Grasslands are one of the largest ecosystems globally, providing vital global ecological and economic ecosystem services, such as water flow regulation, carbon sequestration, climate mitigation, habitat provision, and forage supply. However, as studies have shown, grasslands are sensitive to disturbance and invasion, and prone to rapid functional collapse. Nearly half of the global grasslands are degraded due to intense human activity and climate change. Woody plant expansion (WPE) has become the second most significant cause of grassland loss after land conversion to cropping in the Great Plains Biome of North America. Grassland conversion to crops is obvious, but WPE is subtle and can become difficult to reverse even with timely management actions. WPE affects grassland ecology, its ability to produce food for livestock, its habitat for wildlife, and the economic return for rangeland managers. Despite the risk that ranchers face -- we are the species at risk -- there is no clear understanding of how much grassland is affected by WPE, and how it affects the economy and the environment.

Long-term monitoring and modelling of grassland status can facilitate grassland restoration, as can the study of factors that influence grassland dynamics (e.g., grazing, fire, land use, climate). Therefore, in my research I am looking at GIS and remote sensing approaches to detect WPE in grasslands, investigate factors driving WPE, and identify areas at risk or vulnerable to WPE to enable optimal grassland management, leading to stable grassland habitat. My long-term objective is to achieve high-quality ecosystem services while maintaining sustainable and healthy grassland ecosystems. To date, I’ve published papers on the optimal season and spectral regions for shrub cover estimation, spectral separation of shrubs in grasslands, and on their connection to potential drivers , as well as other related topics.

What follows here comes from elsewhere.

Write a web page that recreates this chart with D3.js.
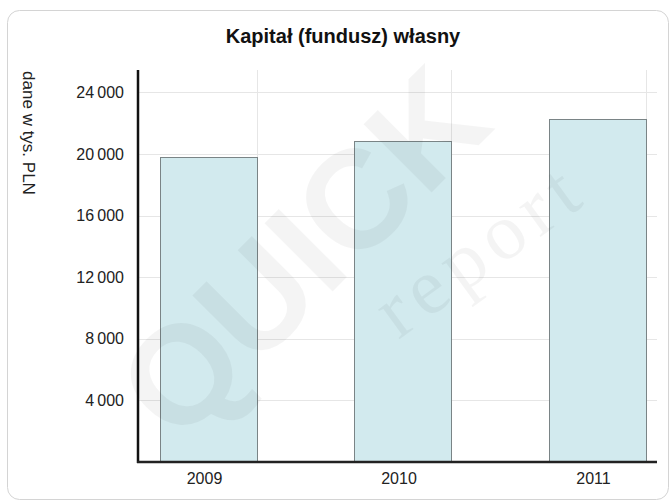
<!DOCTYPE html>
<html><head><meta charset="utf-8">
<script src="https://cdn.jsdelivr.net/npm/d3@7"></script>
<style>html,body{margin:0;padding:0;background:#fff;}svg{display:block;}</style>
</head><body>
<script>
const years = ["2009", "2010", "2011"];
const values = [19800, 20850, 22250];
const yTicks = [4000, 8000, 12000, 16000, 20000, 24000];
const title = "Kapitał (fundusz) własny";
const yLabel = "dane w tys. PLN";

(function () {
const W = 672, H = 504;
const svg = d3.select("body").append("svg").attr("width", W).attr("height", H);

// card
svg.append("rect").attr("x", 7.5).attr("y", 10.5).attr("width", 661).attr("height", 489)
  .attr("rx", 12).attr("fill", "#fff").attr("stroke", "#d4d4d4").attr("stroke-width", 1);

const pLeft = 138, pRight = 657, pTop = 70, pBottom = 462;
const y = d3.scaleLinear().domain([0, 25450]).range([pBottom, pTop]);
const x = d3.scalePoint().domain(years).range([208, 597]);
const barW = 97;

// gridlines
svg.append("g").selectAll("line").data(yTicks).join("line")
  .attr("x1", pLeft).attr("x2", pRight).attr("y1", d => Math.round(y(d)) + 0.5).attr("y2", d => Math.round(y(d)) + 0.5)
  .attr("stroke", "#e6e6e6").attr("stroke-width", 1);
svg.append("g").selectAll("line").data(years).join("line")
  .attr("x1", d => Math.round(x(d) + barW / 2) + 0.5).attr("x2", d => Math.round(x(d) + barW / 2) + 0.5)
  .attr("y1", pTop).attr("y2", pBottom).attr("stroke", "#e6e6e6").attr("stroke-width", 1);

// bars
svg.append("g").selectAll("rect").data(values).join("rect")
  .attr("x", (d, i) => Math.round(x(years[i]) - barW / 2) + 0.5)
  .attr("y", d => Math.round(y(d)) + 0.5)
  .attr("width", barW)
  .attr("height", d => pBottom - Math.round(y(d)))
  .attr("fill", "#d2eaee").attr("stroke", "#7a8486").attr("stroke-width", 1);

// y tick labels
const yAxis = d3.axisLeft(y).tickValues(yTicks).tickSize(0).tickPadding(14)
  .tickFormat(d => d3.format(",")(d).replace(/,/g, "\u2009"));
const gy = svg.append("g").attr("transform", `translate(${pLeft},0)`).call(yAxis);
gy.select(".domain").remove();
gy.selectAll("text").attr("font-family", "Liberation Sans, Arial, sans-serif").attr("font-size", 16).attr("fill", "#222");

// x tick labels
const xAxis = d3.axisBottom(x).tickSize(0).tickPadding(11);
const gx = svg.append("g").attr("transform", `translate(-4,${pBottom})`).call(xAxis);
gx.select(".domain").remove();
gx.selectAll("text").attr("font-family", "Liberation Sans, Arial, sans-serif").attr("font-size", 16).attr("fill", "#222");

// axis lines
svg.append("line").attr("x1", pLeft).attr("x2", pLeft).attr("y1", pTop).attr("y2", pBottom + 1)
  .attr("stroke", "#111").attr("stroke-width", 2.5);
svg.append("line").attr("x1", pLeft - 1).attr("x2", pRight).attr("y1", pBottom).attr("y2", pBottom)
  .attr("stroke", "#222").attr("stroke-width", 2.5);

// title
svg.append("text").attr("x", 343).attr("y", 43).attr("text-anchor", "middle")
  .attr("font-family", "Liberation Sans, Arial, sans-serif").attr("font-weight", "bold").attr("font-size", 20)
  .attr("fill", "#111").text(title);

// y label
svg.append("text").attr("transform", "translate(23,133) rotate(90)").attr("text-anchor", "middle")
  .attr("font-family", "Liberation Sans, Arial, sans-serif").attr("font-size", 17).attr("fill", "#222")
  .text(yLabel);

// watermark
svg.append("text").attr("transform", "translate(337,287) rotate(-45)").attr("text-anchor", "middle")
  .attr("font-family", "Liberation Sans, Arial, sans-serif").attr("font-weight", "bold").attr("font-size", 140)
  .attr("fill", "#000").attr("fill-opacity", 0.045).text("QUICK");
svg.append("text").attr("transform", "translate(495,270) rotate(-36)").attr("text-anchor", "middle")
  .attr("font-family", "Liberation Serif, serif").attr("font-size", 80).attr("letter-spacing", 8)
  .attr("fill", "#000").attr("fill-opacity", 0.045).text("report");
})();
</script>
</body></html>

What are your plans, now that you’ve completed your PhD?

I am jumping right into a remote sensing research scientist position here at USask within the Department of Geography and Planning. Our research group recently received funding from the Canadian Space Agency to undertake a 3-year project that looks at enhancing woody plant encroachment detection in grasslands using multi-source Earth observation (EO) data as part of the “Research Opportunities in Satellite EO”. We were one of the 17 projects selected from post-secondary institutions.

By leveraging advanced technology and diverse satellite imagery, the project seeks to develop methods to accurately estimate woody plant cover, detect WPE at an early stage, investigate driving factors, and identify vulnerable regions. In addition, I will be working alongside my husband (Lampros Nikolaos Maros), who will be looking at assessing the economic and environmental benefits of WPE detection on Canadian grasslands. Our overall goal is to provide a comprehensive understanding of and methodologies for WPE detection and impacts.

I am really looking forward to being part of a wonderful project team and to seeing how this project will turn out!

About the Author

Krista Amolins is a Higher Education Specialist with Esri Canada. Her career in GIS started when she came across the Geodesy and Geomatics Engineering program at the University of New Brunswick and thought it sounded interesting. She earned a PhD in Geomatics Engineering, focusing on lidar data classification, and now she supports teaching and learning with ArcGIS at colleges and universities across Canada. Krista particularly enjoys interacting with the students who receive an Esri Canada GIS Scholarship or apply for the Esri Young Scholars Award each year. She also enjoys playing with apps and doing a bit of coding when she has time.